Filters - who needs 'em?


After a number of years the photographer tends to amass an array of contrivances and gadgets; some useful - some not so, in the pursuance of the ideal image. The useless ones that inevitably crept into the inventory have long been eliminated, but there are those that while still useful have fallen out of favour.
One such item is the polariser. At one time this versatile filter had a permanent residency on the end of all my lenses, irrespective of whether the scene would benefit or not. But this light-sucking device, along with tobacco grads and starburst filters eventually fell by the wayside as technology - and good taste - prevailed.
So today I decide to shoot with one, just to see if they really are as indispensable as I once thought, and attach it to a 24-70 zoom lens and head for Poole harbour. Although useful for reducing unwanted reflections and increasing white cloud/blue sky contrast I now find the filter a fiddle to use with a lens hood in place (I never shoot without one) and the constant need for it to be reoriented every time I change from landscape to portrait format, otherwise the effect is lost.
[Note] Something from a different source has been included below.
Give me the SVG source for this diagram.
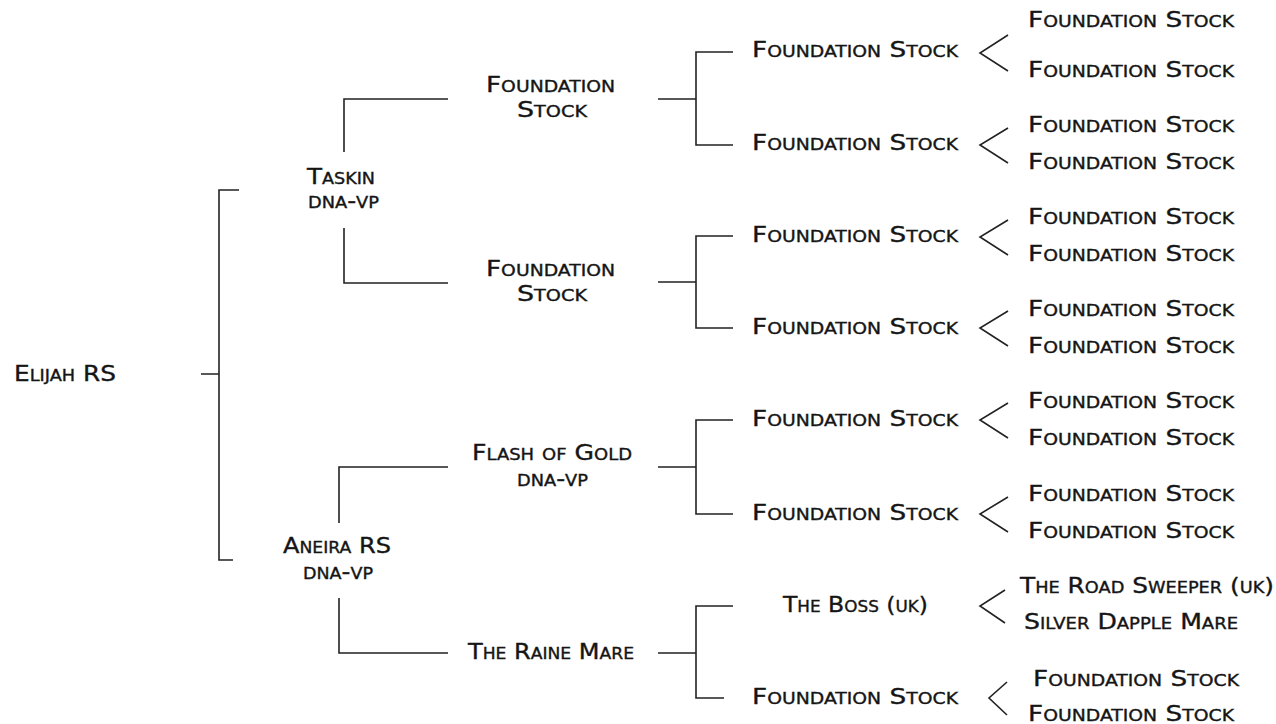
<svg xmlns="http://www.w3.org/2000/svg" width="1276" height="724" viewBox="0 0 1276 724">
<style>
.t{font-family:"DejaVu Sans","Liberation Sans",sans-serif;font-size:21px;font-variant:small-caps;fill:#151515;stroke:#151515;stroke-width:0.35}
.c{fill:none;stroke:#222;stroke-width:1.6}
</style>
<rect width="1276" height="724" fill="#fff"/>
<g id="connectors" class="c">
<path d="M201 374H219M239 190H219V560H233"/>
<path d="M448 99H344V152M344 228V283H448"/>
<path d="M448 467H339V523M339 598V653H448"/>
<path d="M658 99H696M733 52H696V145H733"/>
<path d="M658 282H696M733 236H696V328H733"/>
<path d="M658 467H696M733 420H696V514H733"/>
<path d="M658 653H696M733 606H696V698H724"/>
<path d="M1008 35L980 53L1008 71"/>
<path d="M1008 128L980 145L1008 163"/>
<path d="M1008 220L980 237L1008 255"/>
<path d="M1008 311L980 328L1008 346"/>
<path d="M1008 403L980 420L1008 438"/>
<path d="M1008 497L980 514L1008 532"/>
<path d="M1005 590L980 606L1005 623"/>
<path d="M1007 682L989 698L1007 715"/>
</g>
<g id="n-elijah"><text class="t" x="14" y="381" textLength="102" lengthAdjust="spacingAndGlyphs">Elijah RS</text></g>
<g id="n-taskin"><text class="t" x="307" y="184" textLength="68" lengthAdjust="spacingAndGlyphs">Taskin</text><text class="t" x="308" y="208" textLength="71" lengthAdjust="spacingAndGlyphs">dna-vp</text></g>
<g id="n-aneira"><text class="t" x="283" y="553" textLength="108" lengthAdjust="spacingAndGlyphs">Aneira RS</text><text class="t" x="303" y="579" textLength="70" lengthAdjust="spacingAndGlyphs">dna-vp</text></g>
<g id="n-g2a"><text class="t" x="486" y="92" textLength="129" lengthAdjust="spacingAndGlyphs">Foundation</text><text class="t" x="517" y="117" textLength="70" lengthAdjust="spacingAndGlyphs">Stock</text></g>
<g id="n-g2b"><text class="t" x="486" y="276" textLength="129" lengthAdjust="spacingAndGlyphs">Foundation</text><text class="t" x="517" y="301" textLength="70" lengthAdjust="spacingAndGlyphs">Stock</text></g>
<g id="n-flash"><text class="t" x="472" y="460" textLength="160" lengthAdjust="spacingAndGlyphs">Flash of Gold</text><text class="t" x="517" y="486" textLength="71" lengthAdjust="spacingAndGlyphs">dna-vp</text></g>
<g id="n-raine"><text class="t" x="468" y="659" textLength="166" lengthAdjust="spacingAndGlyphs">The Raine Mare</text></g>
<g id="n-g3a"><text class="t" x="752" y="57" textLength="206" lengthAdjust="spacingAndGlyphs">Foundation Stock</text></g>
<g id="n-g3b"><text class="t" x="752" y="150" textLength="206" lengthAdjust="spacingAndGlyphs">Foundation Stock</text></g>
<g id="n-g3c"><text class="t" x="752" y="242" textLength="206" lengthAdjust="spacingAndGlyphs">Foundation Stock</text></g>
<g id="n-g3d"><text class="t" x="752" y="334" textLength="206" lengthAdjust="spacingAndGlyphs">Foundation Stock</text></g>
<g id="n-g3e"><text class="t" x="752" y="426" textLength="206" lengthAdjust="spacingAndGlyphs">Foundation Stock</text></g>
<g id="n-g3f"><text class="t" x="752" y="520" textLength="206" lengthAdjust="spacingAndGlyphs">Foundation Stock</text></g>
<g id="n-boss"><text class="t" x="783" y="612" textLength="145" lengthAdjust="spacingAndGlyphs">The Boss (uk)</text></g>
<g id="n-g3h"><text class="t" x="752" y="704" textLength="206" lengthAdjust="spacingAndGlyphs">Foundation Stock</text></g>
<g id="n-g4-1"><text class="t" x="1028" y="27" textLength="206" lengthAdjust="spacingAndGlyphs">Foundation Stock</text></g>
<g id="n-g4-2"><text class="t" x="1028" y="77" textLength="206" lengthAdjust="spacingAndGlyphs">Foundation Stock</text></g>
<g id="n-g4-3"><text class="t" x="1028" y="132" textLength="206" lengthAdjust="spacingAndGlyphs">Foundation Stock</text></g>
<g id="n-g4-4"><text class="t" x="1028" y="169" textLength="206" lengthAdjust="spacingAndGlyphs">Foundation Stock</text></g>
<g id="n-g4-5"><text class="t" x="1028" y="224" textLength="206" lengthAdjust="spacingAndGlyphs">Foundation Stock</text></g>
<g id="n-g4-6"><text class="t" x="1028" y="261" textLength="206" lengthAdjust="spacingAndGlyphs">Foundation Stock</text></g>
<g id="n-g4-7"><text class="t" x="1028" y="316" textLength="206" lengthAdjust="spacingAndGlyphs">Foundation Stock</text></g>
<g id="n-g4-8"><text class="t" x="1028" y="353" textLength="206" lengthAdjust="spacingAndGlyphs">Foundation Stock</text></g>
<g id="n-g4-9"><text class="t" x="1028" y="408" textLength="206" lengthAdjust="spacingAndGlyphs">Foundation Stock</text></g>
<g id="n-g4-10"><text class="t" x="1028" y="445" textLength="206" lengthAdjust="spacingAndGlyphs">Foundation Stock</text></g>
<g id="n-g4-11"><text class="t" x="1028" y="501" textLength="206" lengthAdjust="spacingAndGlyphs">Foundation Stock</text></g>
<g id="n-g4-12"><text class="t" x="1028" y="538" textLength="206" lengthAdjust="spacingAndGlyphs">Foundation Stock</text></g>
<g id="n-road"><text class="t" x="1020" y="593" textLength="254" lengthAdjust="spacingAndGlyphs">The Road Sweeper (uk)</text></g>
<g id="n-silver"><text class="t" x="1024" y="629" textLength="214" lengthAdjust="spacingAndGlyphs">Silver Dapple Mare</text></g>
<g id="n-g4-15"><text class="t" x="1033" y="686" textLength="206" lengthAdjust="spacingAndGlyphs">Foundation Stock</text></g>
<g id="n-g4-16"><text class="t" x="1028" y="721" textLength="206" lengthAdjust="spacingAndGlyphs">Foundation Stock</text></g>
</svg>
That, plus the fact it guzzles around two stops of light, will make me think twice before attaching one to the front of my lenses in future. That's not to say that this accessory has no place in my bag: it does - Photoshop still can't simulate the effect these filters have on a scene - it's just that I'm used to working without one, and for low-light photography they are a non starter. How the mighty have fallen.

Sigma 24-70 f/2.8 EX-DG lens. 1/160 second at f/11. + 0.3 EV. ISO 500. Polarising filter.